_OBJECTIVE_: Print all of the lines exactly. Any picture among them stays out.

------------------------------------------------

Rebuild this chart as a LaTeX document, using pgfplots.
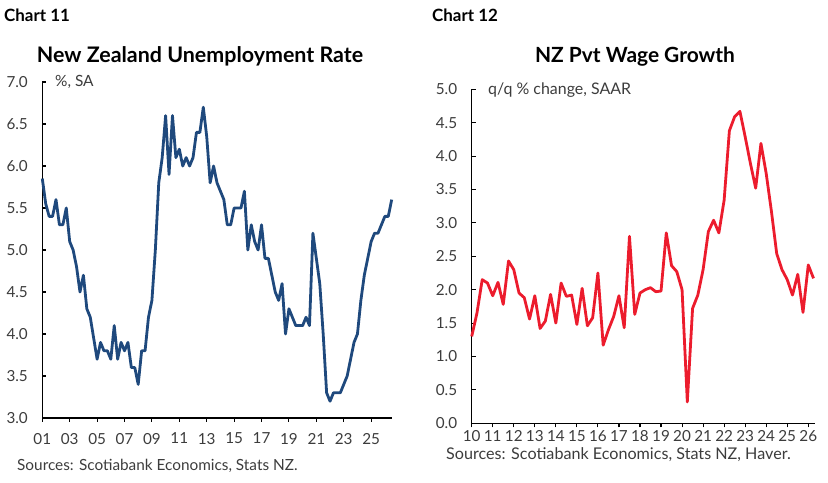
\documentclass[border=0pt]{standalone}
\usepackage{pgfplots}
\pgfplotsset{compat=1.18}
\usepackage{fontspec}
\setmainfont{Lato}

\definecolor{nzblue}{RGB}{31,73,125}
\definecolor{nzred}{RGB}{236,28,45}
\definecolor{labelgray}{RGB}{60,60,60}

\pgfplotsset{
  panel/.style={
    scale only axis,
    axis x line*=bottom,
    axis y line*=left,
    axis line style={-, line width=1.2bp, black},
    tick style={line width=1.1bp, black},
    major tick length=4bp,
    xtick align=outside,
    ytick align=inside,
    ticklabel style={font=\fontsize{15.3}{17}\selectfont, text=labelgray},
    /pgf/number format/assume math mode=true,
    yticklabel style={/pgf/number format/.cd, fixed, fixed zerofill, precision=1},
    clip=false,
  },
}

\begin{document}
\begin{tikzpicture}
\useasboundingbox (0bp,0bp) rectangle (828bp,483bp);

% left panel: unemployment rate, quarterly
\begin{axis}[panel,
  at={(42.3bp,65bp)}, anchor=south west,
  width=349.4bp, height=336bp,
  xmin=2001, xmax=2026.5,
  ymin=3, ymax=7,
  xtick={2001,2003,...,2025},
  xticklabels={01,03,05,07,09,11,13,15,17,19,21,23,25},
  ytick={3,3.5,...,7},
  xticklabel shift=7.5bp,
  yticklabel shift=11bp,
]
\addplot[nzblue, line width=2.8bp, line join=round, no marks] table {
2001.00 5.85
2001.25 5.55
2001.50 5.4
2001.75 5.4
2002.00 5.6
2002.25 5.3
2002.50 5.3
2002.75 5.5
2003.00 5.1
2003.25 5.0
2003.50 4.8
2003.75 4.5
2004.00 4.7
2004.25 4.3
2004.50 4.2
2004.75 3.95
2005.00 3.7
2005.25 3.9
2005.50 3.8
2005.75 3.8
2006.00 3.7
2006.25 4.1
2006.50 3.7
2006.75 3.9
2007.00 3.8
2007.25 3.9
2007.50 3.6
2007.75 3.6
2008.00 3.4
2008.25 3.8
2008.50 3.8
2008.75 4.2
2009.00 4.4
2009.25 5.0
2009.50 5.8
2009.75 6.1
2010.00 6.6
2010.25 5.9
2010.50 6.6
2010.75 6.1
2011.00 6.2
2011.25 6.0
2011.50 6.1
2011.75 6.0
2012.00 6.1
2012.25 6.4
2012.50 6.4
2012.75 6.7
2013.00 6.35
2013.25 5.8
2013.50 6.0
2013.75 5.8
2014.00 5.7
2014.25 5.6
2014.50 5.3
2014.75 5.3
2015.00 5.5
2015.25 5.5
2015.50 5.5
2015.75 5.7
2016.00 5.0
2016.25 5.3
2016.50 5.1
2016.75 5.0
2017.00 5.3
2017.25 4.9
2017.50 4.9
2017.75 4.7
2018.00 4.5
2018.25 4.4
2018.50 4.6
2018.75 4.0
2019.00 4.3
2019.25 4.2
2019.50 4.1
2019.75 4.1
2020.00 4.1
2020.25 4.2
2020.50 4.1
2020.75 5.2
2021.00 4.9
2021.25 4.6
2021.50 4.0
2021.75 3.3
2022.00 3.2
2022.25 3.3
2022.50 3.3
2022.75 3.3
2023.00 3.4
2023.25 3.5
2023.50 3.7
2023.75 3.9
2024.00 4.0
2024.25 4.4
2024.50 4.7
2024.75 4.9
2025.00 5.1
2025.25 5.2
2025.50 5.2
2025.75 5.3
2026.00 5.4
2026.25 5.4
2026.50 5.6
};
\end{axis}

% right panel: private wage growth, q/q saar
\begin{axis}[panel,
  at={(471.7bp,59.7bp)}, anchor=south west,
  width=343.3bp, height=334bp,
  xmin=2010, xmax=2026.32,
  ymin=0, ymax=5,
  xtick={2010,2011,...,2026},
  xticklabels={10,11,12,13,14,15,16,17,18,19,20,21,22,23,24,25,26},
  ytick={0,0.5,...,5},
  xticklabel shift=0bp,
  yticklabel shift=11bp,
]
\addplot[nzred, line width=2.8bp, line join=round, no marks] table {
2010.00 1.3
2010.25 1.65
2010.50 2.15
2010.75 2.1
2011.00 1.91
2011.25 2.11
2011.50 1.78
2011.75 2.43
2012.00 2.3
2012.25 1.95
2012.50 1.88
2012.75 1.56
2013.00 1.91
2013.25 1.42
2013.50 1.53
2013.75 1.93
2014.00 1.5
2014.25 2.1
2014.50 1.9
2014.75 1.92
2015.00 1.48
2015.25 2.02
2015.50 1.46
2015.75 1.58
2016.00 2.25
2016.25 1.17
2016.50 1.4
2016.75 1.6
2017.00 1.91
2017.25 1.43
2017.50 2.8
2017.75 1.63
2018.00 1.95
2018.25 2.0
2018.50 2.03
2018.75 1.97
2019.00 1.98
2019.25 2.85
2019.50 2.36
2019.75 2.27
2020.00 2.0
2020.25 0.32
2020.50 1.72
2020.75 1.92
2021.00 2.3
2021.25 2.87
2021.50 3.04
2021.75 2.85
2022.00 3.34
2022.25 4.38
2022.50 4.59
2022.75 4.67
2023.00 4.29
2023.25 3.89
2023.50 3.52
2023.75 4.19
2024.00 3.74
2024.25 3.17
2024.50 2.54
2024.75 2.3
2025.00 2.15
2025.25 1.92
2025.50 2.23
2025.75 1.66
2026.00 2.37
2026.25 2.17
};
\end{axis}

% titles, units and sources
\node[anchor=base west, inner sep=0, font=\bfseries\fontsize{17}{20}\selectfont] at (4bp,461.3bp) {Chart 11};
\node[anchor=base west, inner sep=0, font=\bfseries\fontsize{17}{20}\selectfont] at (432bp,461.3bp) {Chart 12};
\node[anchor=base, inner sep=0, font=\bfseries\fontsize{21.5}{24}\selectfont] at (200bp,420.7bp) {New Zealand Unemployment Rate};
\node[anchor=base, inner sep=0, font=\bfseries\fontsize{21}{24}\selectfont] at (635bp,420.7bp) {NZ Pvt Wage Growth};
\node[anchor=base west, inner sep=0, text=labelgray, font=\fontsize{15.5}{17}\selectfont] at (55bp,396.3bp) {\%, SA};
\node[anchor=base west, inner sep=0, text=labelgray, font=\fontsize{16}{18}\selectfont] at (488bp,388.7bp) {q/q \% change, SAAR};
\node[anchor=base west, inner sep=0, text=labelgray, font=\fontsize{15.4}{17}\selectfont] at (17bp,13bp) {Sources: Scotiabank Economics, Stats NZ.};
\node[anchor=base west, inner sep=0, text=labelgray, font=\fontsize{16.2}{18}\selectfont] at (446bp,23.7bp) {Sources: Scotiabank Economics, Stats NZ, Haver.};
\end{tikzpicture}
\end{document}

------------------------------------------------

_RESULT OF THE TASK_:
Rebuild this chart as a LaTeX document, using pgfplots.
\documentclass[border=0pt]{standalone}
\usepackage{pgfplots}
\pgfplotsset{compat=1.18}
\usepackage{fontspec}
\setmainfont{Lato}

\definecolor{nzblue}{RGB}{31,73,125}
\definecolor{nzred}{RGB}{236,28,45}
\definecolor{labelgray}{RGB}{60,60,60}

\pgfplotsset{
  panel/.style={
    scale only axis,
    axis x line*=bottom,
    axis y line*=left,
    axis line style={-, line width=1.2bp, black},
    tick style={line width=1.1bp, black},
    major tick length=4bp,
    xtick align=outside,
    ytick align=inside,
    ticklabel style={font=\fontsize{15.3}{17}\selectfont, text=labelgray},
    /pgf/number format/assume math mode=true,
    yticklabel style={/pgf/number format/.cd, fixed, fixed zerofill, precision=1},
    clip=false,
  },
}

\begin{document}
\begin{tikzpicture}
\useasboundingbox (0bp,0bp) rectangle (828bp,483bp);

% left panel: unemployment rate, quarterly
\begin{axis}[panel,
  at={(42.3bp,65bp)}, anchor=south west,
  width=349.4bp, height=336bp,
  xmin=2001, xmax=2026.5,
  ymin=3, ymax=7,
  xtick={2001,2003,...,2025},
  xticklabels={01,03,05,07,09,11,13,15,17,19,21,23,25},
  ytick={3,3.5,...,7},
  xticklabel shift=7.5bp,
  yticklabel shift=11bp,
]
\addplot[nzblue, line width=2.8bp, line join=round, no marks] table {
2001.00 5.85
2001.25 5.55
2001.50 5.4
2001.75 5.4
2002.00 5.6
2002.25 5.3
2002.50 5.3
2002.75 5.5
2003.00 5.1
2003.25 5.0
2003.50 4.8
2003.75 4.5
2004.00 4.7
2004.25 4.3
2004.50 4.2
2004.75 3.95
2005.00 3.7
2005.25 3.9
2005.50 3.8
2005.75 3.8
2006.00 3.7
2006.25 4.1
2006.50 3.7
2006.75 3.9
2007.00 3.8
2007.25 3.9
2007.50 3.6
2007.75 3.6
2008.00 3.4
2008.25 3.8
2008.50 3.8
2008.75 4.2
2009.00 4.4
2009.25 5.0
2009.50 5.8
2009.75 6.1
2010.00 6.6
2010.25 5.9
2010.50 6.6
2010.75 6.1
2011.00 6.2
2011.25 6.0
2011.50 6.1
2011.75 6.0
2012.00 6.1
2012.25 6.4
2012.50 6.4
2012.75 6.7
2013.00 6.35
2013.25 5.8
2013.50 6.0
2013.75 5.8
2014.00 5.7
2014.25 5.6
2014.50 5.3
2014.75 5.3
2015.00 5.5
2015.25 5.5
2015.50 5.5
2015.75 5.7
2016.00 5.0
2016.25 5.3
2016.50 5.1
2016.75 5.0
2017.00 5.3
2017.25 4.9
2017.50 4.9
2017.75 4.7
2018.00 4.5
2018.25 4.4
2018.50 4.6
2018.75 4.0
2019.00 4.3
2019.25 4.2
2019.50 4.1
2019.75 4.1
2020.00 4.1
2020.25 4.2
2020.50 4.1
2020.75 5.2
2021.00 4.9
2021.25 4.6
2021.50 4.0
2021.75 3.3
2022.00 3.2
2022.25 3.3
2022.50 3.3
2022.75 3.3
2023.00 3.4
2023.25 3.5
2023.50 3.7
2023.75 3.9
2024.00 4.0
2024.25 4.4
2024.50 4.7
2024.75 4.9
2025.00 5.1
2025.25 5.2
2025.50 5.2
2025.75 5.3
2026.00 5.4
2026.25 5.4
2026.50 5.6
};
\end{axis}

% right panel: private wage growth, q/q saar
\begin{axis}[panel,
  at={(471.7bp,59.7bp)}, anchor=south west,
  width=343.3bp, height=334bp,
  xmin=2010, xmax=2026.32,
  ymin=0, ymax=5,
  xtick={2010,2011,...,2026},
  xticklabels={10,11,12,13,14,15,16,17,18,19,20,21,22,23,24,25,26},
  ytick={0,0.5,...,5},
  xticklabel shift=0bp,
  yticklabel shift=11bp,
]
\addplot[nzred, line width=2.8bp, line join=round, no marks] table {
2010.00 1.3
2010.25 1.65
2010.50 2.15
2010.75 2.1
2011.00 1.91
2011.25 2.11
2011.50 1.78
2011.75 2.43
2012.00 2.3
2012.25 1.95
2012.50 1.88
2012.75 1.56
2013.00 1.91
2013.25 1.42
2013.50 1.53
2013.75 1.93
2014.00 1.5
2014.25 2.1
2014.50 1.9
2014.75 1.92
2015.00 1.48
2015.25 2.02
2015.50 1.46
2015.75 1.58
2016.00 2.25
2016.25 1.17
2016.50 1.4
2016.75 1.6
2017.00 1.91
2017.25 1.43
2017.50 2.8
2017.75 1.63
2018.00 1.95
2018.25 2.0
2018.50 2.03
2018.75 1.97
2019.00 1.98
2019.25 2.85
2019.50 2.36
2019.75 2.27
2020.00 2.0
2020.25 0.32
2020.50 1.72
2020.75 1.92
2021.00 2.3
2021.25 2.87
2021.50 3.04
2021.75 2.85
2022.00 3.34
2022.25 4.38
2022.50 4.59
2022.75 4.67
2023.00 4.29
2023.25 3.89
2023.50 3.52
2023.75 4.19
2024.00 3.74
2024.25 3.17
2024.50 2.54
2024.75 2.3
2025.00 2.15
2025.25 1.92
2025.50 2.23
2025.75 1.66
2026.00 2.37
2026.25 2.17
};
\end{axis}

% titles, units and sources
\node[anchor=base west, inner sep=0, font=\bfseries\fontsize{17}{20}\selectfont] at (4bp,461.3bp) {Chart 11};
\node[anchor=base west, inner sep=0, font=\bfseries\fontsize{17}{20}\selectfont] at (432bp,461.3bp) {Chart 12};
\node[anchor=base, inner sep=0, font=\bfseries\fontsize{21.5}{24}\selectfont] at (200bp,420.7bp) {New Zealand Unemployment Rate};
\node[anchor=base, inner sep=0, font=\bfseries\fontsize{21}{24}\selectfont] at (635bp,420.7bp) {NZ Pvt Wage Growth};
\node[anchor=base west, inner sep=0, text=labelgray, font=\fontsize{15.5}{17}\selectfont] at (55bp,396.3bp) {\%, SA};
\node[anchor=base west, inner sep=0, text=labelgray, font=\fontsize{16}{18}\selectfont] at (488bp,388.7bp) {q/q \% change, SAAR};
\node[anchor=base west, inner sep=0, text=labelgray, font=\fontsize{15.4}{17}\selectfont] at (17bp,13bp) {Sources: Scotiabank Economics, Stats NZ.};
\node[anchor=base west, inner sep=0, text=labelgray, font=\fontsize{16.2}{18}\selectfont] at (446bp,23.7bp) {Sources: Scotiabank Economics, Stats NZ, Haver.};
\end{tikzpicture}
\end{document}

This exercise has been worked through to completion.